◆ Brief: Write every line of the material out exactly as shown.

◆ Data section:
--------------------------------------------------

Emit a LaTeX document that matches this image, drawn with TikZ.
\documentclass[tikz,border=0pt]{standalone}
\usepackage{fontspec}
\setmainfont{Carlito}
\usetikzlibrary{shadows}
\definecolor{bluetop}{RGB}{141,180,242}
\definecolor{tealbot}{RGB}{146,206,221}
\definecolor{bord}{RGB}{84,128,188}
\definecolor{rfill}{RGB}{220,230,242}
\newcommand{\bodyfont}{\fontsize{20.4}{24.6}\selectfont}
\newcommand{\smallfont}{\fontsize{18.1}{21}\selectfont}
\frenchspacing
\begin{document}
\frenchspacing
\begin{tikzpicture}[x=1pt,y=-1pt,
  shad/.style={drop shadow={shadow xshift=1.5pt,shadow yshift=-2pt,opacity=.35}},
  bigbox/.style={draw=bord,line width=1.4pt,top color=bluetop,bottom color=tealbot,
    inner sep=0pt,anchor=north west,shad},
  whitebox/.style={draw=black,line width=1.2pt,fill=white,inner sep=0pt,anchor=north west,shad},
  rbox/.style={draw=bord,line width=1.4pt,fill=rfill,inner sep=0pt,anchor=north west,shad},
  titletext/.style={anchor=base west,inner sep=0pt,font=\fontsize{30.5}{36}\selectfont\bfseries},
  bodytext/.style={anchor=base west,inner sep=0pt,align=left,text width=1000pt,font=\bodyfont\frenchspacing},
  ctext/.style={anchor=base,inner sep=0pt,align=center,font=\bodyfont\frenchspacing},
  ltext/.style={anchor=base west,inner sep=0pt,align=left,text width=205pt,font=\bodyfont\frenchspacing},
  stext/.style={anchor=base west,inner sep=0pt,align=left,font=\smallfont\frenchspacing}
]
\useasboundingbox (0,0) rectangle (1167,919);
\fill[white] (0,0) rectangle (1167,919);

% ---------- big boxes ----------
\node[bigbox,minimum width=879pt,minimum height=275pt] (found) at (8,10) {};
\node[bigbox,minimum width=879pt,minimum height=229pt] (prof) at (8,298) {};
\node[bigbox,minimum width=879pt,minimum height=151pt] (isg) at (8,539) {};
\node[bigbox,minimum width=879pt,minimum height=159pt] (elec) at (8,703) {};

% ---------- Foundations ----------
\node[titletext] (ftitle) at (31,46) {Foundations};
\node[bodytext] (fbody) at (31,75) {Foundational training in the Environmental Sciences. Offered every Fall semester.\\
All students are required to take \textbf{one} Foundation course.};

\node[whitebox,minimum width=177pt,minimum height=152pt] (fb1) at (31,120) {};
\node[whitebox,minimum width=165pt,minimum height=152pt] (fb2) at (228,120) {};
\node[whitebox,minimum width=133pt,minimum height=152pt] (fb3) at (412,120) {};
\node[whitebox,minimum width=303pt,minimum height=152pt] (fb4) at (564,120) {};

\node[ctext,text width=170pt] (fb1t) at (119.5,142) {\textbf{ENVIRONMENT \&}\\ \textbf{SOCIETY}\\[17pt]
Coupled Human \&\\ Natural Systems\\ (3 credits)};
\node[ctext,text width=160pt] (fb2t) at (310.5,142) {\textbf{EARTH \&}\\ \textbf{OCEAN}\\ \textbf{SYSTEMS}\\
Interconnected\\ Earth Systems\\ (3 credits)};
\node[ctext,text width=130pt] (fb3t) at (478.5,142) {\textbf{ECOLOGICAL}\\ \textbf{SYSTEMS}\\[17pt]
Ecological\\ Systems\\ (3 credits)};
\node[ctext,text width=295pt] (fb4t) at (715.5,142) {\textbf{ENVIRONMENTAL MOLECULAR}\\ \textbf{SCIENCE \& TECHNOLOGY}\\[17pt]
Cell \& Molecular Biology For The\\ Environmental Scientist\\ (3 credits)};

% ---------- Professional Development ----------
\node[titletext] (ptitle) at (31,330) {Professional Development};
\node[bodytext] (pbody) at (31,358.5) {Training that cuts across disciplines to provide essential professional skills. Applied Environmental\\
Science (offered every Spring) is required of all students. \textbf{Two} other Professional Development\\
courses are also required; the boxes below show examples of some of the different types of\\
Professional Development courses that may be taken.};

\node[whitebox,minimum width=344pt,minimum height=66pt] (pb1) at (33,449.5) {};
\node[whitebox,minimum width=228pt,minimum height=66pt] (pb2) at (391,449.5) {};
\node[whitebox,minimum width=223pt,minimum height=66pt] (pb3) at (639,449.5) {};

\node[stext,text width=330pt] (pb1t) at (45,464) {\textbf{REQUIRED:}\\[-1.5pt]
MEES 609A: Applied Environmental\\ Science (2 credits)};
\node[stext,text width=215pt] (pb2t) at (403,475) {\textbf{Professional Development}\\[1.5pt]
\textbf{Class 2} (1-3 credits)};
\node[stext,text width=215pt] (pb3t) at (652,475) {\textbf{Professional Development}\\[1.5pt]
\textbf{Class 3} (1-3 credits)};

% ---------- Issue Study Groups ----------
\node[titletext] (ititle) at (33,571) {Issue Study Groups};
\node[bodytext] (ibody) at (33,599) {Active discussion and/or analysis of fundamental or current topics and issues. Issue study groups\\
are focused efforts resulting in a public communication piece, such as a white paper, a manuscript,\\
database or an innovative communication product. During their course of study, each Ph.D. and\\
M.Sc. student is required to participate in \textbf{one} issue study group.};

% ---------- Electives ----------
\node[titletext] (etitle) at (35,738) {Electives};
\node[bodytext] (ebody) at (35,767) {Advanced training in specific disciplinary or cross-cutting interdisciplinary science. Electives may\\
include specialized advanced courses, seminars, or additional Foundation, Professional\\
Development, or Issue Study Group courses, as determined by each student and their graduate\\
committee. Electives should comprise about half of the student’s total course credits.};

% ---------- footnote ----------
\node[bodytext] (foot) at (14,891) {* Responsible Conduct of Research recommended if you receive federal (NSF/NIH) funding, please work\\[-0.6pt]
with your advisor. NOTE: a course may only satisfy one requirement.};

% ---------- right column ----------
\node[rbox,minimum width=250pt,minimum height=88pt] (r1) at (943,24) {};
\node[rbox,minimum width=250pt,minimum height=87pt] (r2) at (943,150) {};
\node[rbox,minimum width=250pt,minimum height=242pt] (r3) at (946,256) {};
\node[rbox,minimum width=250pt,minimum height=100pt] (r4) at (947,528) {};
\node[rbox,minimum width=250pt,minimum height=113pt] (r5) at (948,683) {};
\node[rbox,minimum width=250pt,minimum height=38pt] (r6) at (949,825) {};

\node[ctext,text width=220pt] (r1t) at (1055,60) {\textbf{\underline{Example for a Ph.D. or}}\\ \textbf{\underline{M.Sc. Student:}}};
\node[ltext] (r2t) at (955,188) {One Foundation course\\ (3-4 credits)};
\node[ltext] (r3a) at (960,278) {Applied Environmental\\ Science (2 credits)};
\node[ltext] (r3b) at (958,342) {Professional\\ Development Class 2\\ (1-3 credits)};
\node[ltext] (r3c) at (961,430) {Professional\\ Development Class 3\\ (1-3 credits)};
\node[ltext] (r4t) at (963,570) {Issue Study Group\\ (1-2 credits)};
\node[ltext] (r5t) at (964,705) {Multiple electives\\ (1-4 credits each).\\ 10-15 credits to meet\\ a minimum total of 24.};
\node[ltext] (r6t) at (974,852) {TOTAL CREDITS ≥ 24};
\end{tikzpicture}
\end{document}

--------------------------------------------------

◆ Solution to this task:
Emit a LaTeX document that matches this image, drawn with TikZ.
\documentclass[tikz,border=0pt]{standalone}
\usepackage{fontspec}
\setmainfont{Carlito}
\usetikzlibrary{shadows}
\definecolor{bluetop}{RGB}{141,180,242}
\definecolor{tealbot}{RGB}{146,206,221}
\definecolor{bord}{RGB}{84,128,188}
\definecolor{rfill}{RGB}{220,230,242}
\newcommand{\bodyfont}{\fontsize{20.4}{24.6}\selectfont}
\newcommand{\smallfont}{\fontsize{18.1}{21}\selectfont}
\frenchspacing
\begin{document}
\frenchspacing
\begin{tikzpicture}[x=1pt,y=-1pt,
  shad/.style={drop shadow={shadow xshift=1.5pt,shadow yshift=-2pt,opacity=.35}},
  bigbox/.style={draw=bord,line width=1.4pt,top color=bluetop,bottom color=tealbot,
    inner sep=0pt,anchor=north west,shad},
  whitebox/.style={draw=black,line width=1.2pt,fill=white,inner sep=0pt,anchor=north west,shad},
  rbox/.style={draw=bord,line width=1.4pt,fill=rfill,inner sep=0pt,anchor=north west,shad},
  titletext/.style={anchor=base west,inner sep=0pt,font=\fontsize{30.5}{36}\selectfont\bfseries},
  bodytext/.style={anchor=base west,inner sep=0pt,align=left,text width=1000pt,font=\bodyfont\frenchspacing},
  ctext/.style={anchor=base,inner sep=0pt,align=center,font=\bodyfont\frenchspacing},
  ltext/.style={anchor=base west,inner sep=0pt,align=left,text width=205pt,font=\bodyfont\frenchspacing},
  stext/.style={anchor=base west,inner sep=0pt,align=left,font=\smallfont\frenchspacing}
]
\useasboundingbox (0,0) rectangle (1167,919);
\fill[white] (0,0) rectangle (1167,919);

% ---------- big boxes ----------
\node[bigbox,minimum width=879pt,minimum height=275pt] (found) at (8,10) {};
\node[bigbox,minimum width=879pt,minimum height=229pt] (prof) at (8,298) {};
\node[bigbox,minimum width=879pt,minimum height=151pt] (isg) at (8,539) {};
\node[bigbox,minimum width=879pt,minimum height=159pt] (elec) at (8,703) {};

% ---------- Foundations ----------
\node[titletext] (ftitle) at (31,46) {Foundations};
\node[bodytext] (fbody) at (31,75) {Foundational training in the Environmental Sciences. Offered every Fall semester.\\
All students are required to take \textbf{one} Foundation course.};

\node[whitebox,minimum width=177pt,minimum height=152pt] (fb1) at (31,120) {};
\node[whitebox,minimum width=165pt,minimum height=152pt] (fb2) at (228,120) {};
\node[whitebox,minimum width=133pt,minimum height=152pt] (fb3) at (412,120) {};
\node[whitebox,minimum width=303pt,minimum height=152pt] (fb4) at (564,120) {};

\node[ctext,text width=170pt] (fb1t) at (119.5,142) {\textbf{ENVIRONMENT \&}\\ \textbf{SOCIETY}\\[17pt]
Coupled Human \&\\ Natural Systems\\ (3 credits)};
\node[ctext,text width=160pt] (fb2t) at (310.5,142) {\textbf{EARTH \&}\\ \textbf{OCEAN}\\ \textbf{SYSTEMS}\\
Interconnected\\ Earth Systems\\ (3 credits)};
\node[ctext,text width=130pt] (fb3t) at (478.5,142) {\textbf{ECOLOGICAL}\\ \textbf{SYSTEMS}\\[17pt]
Ecological\\ Systems\\ (3 credits)};
\node[ctext,text width=295pt] (fb4t) at (715.5,142) {\textbf{ENVIRONMENTAL MOLECULAR}\\ \textbf{SCIENCE \& TECHNOLOGY}\\[17pt]
Cell \& Molecular Biology For The\\ Environmental Scientist\\ (3 credits)};

% ---------- Professional Development ----------
\node[titletext] (ptitle) at (31,330) {Professional Development};
\node[bodytext] (pbody) at (31,358.5) {Training that cuts across disciplines to provide essential professional skills. Applied Environmental\\
Science (offered every Spring) is required of all students. \textbf{Two} other Professional Development\\
courses are also required; the boxes below show examples of some of the different types of\\
Professional Development courses that may be taken.};

\node[whitebox,minimum width=344pt,minimum height=66pt] (pb1) at (33,449.5) {};
\node[whitebox,minimum width=228pt,minimum height=66pt] (pb2) at (391,449.5) {};
\node[whitebox,minimum width=223pt,minimum height=66pt] (pb3) at (639,449.5) {};

\node[stext,text width=330pt] (pb1t) at (45,464) {\textbf{REQUIRED:}\\[-1.5pt]
MEES 609A: Applied Environmental\\ Science (2 credits)};
\node[stext,text width=215pt] (pb2t) at (403,475) {\textbf{Professional Development}\\[1.5pt]
\textbf{Class 2} (1-3 credits)};
\node[stext,text width=215pt] (pb3t) at (652,475) {\textbf{Professional Development}\\[1.5pt]
\textbf{Class 3} (1-3 credits)};

% ---------- Issue Study Groups ----------
\node[titletext] (ititle) at (33,571) {Issue Study Groups};
\node[bodytext] (ibody) at (33,599) {Active discussion and/or analysis of fundamental or current topics and issues. Issue study groups\\
are focused efforts resulting in a public communication piece, such as a white paper, a manuscript,\\
database or an innovative communication product. During their course of study, each Ph.D. and\\
M.Sc. student is required to participate in \textbf{one} issue study group.};

% ---------- Electives ----------
\node[titletext] (etitle) at (35,738) {Electives};
\node[bodytext] (ebody) at (35,767) {Advanced training in specific disciplinary or cross-cutting interdisciplinary science. Electives may\\
include specialized advanced courses, seminars, or additional Foundation, Professional\\
Development, or Issue Study Group courses, as determined by each student and their graduate\\
committee. Electives should comprise about half of the student’s total course credits.};

% ---------- footnote ----------
\node[bodytext] (foot) at (14,891) {* Responsible Conduct of Research recommended if you receive federal (NSF/NIH) funding, please work\\[-0.6pt]
with your advisor. NOTE: a course may only satisfy one requirement.};

% ---------- right column ----------
\node[rbox,minimum width=250pt,minimum height=88pt] (r1) at (943,24) {};
\node[rbox,minimum width=250pt,minimum height=87pt] (r2) at (943,150) {};
\node[rbox,minimum width=250pt,minimum height=242pt] (r3) at (946,256) {};
\node[rbox,minimum width=250pt,minimum height=100pt] (r4) at (947,528) {};
\node[rbox,minimum width=250pt,minimum height=113pt] (r5) at (948,683) {};
\node[rbox,minimum width=250pt,minimum height=38pt] (r6) at (949,825) {};

\node[ctext,text width=220pt] (r1t) at (1055,60) {\textbf{\underline{Example for a Ph.D. or}}\\ \textbf{\underline{M.Sc. Student:}}};
\node[ltext] (r2t) at (955,188) {One Foundation course\\ (3-4 credits)};
\node[ltext] (r3a) at (960,278) {Applied Environmental\\ Science (2 credits)};
\node[ltext] (r3b) at (958,342) {Professional\\ Development Class 2\\ (1-3 credits)};
\node[ltext] (r3c) at (961,430) {Professional\\ Development Class 3\\ (1-3 credits)};
\node[ltext] (r4t) at (963,570) {Issue Study Group\\ (1-2 credits)};
\node[ltext] (r5t) at (964,705) {Multiple electives\\ (1-4 credits each).\\ 10-15 credits to meet\\ a minimum total of 24.};
\node[ltext] (r6t) at (974,852) {TOTAL CREDITS ≥ 24};
\end{tikzpicture}
\end{document}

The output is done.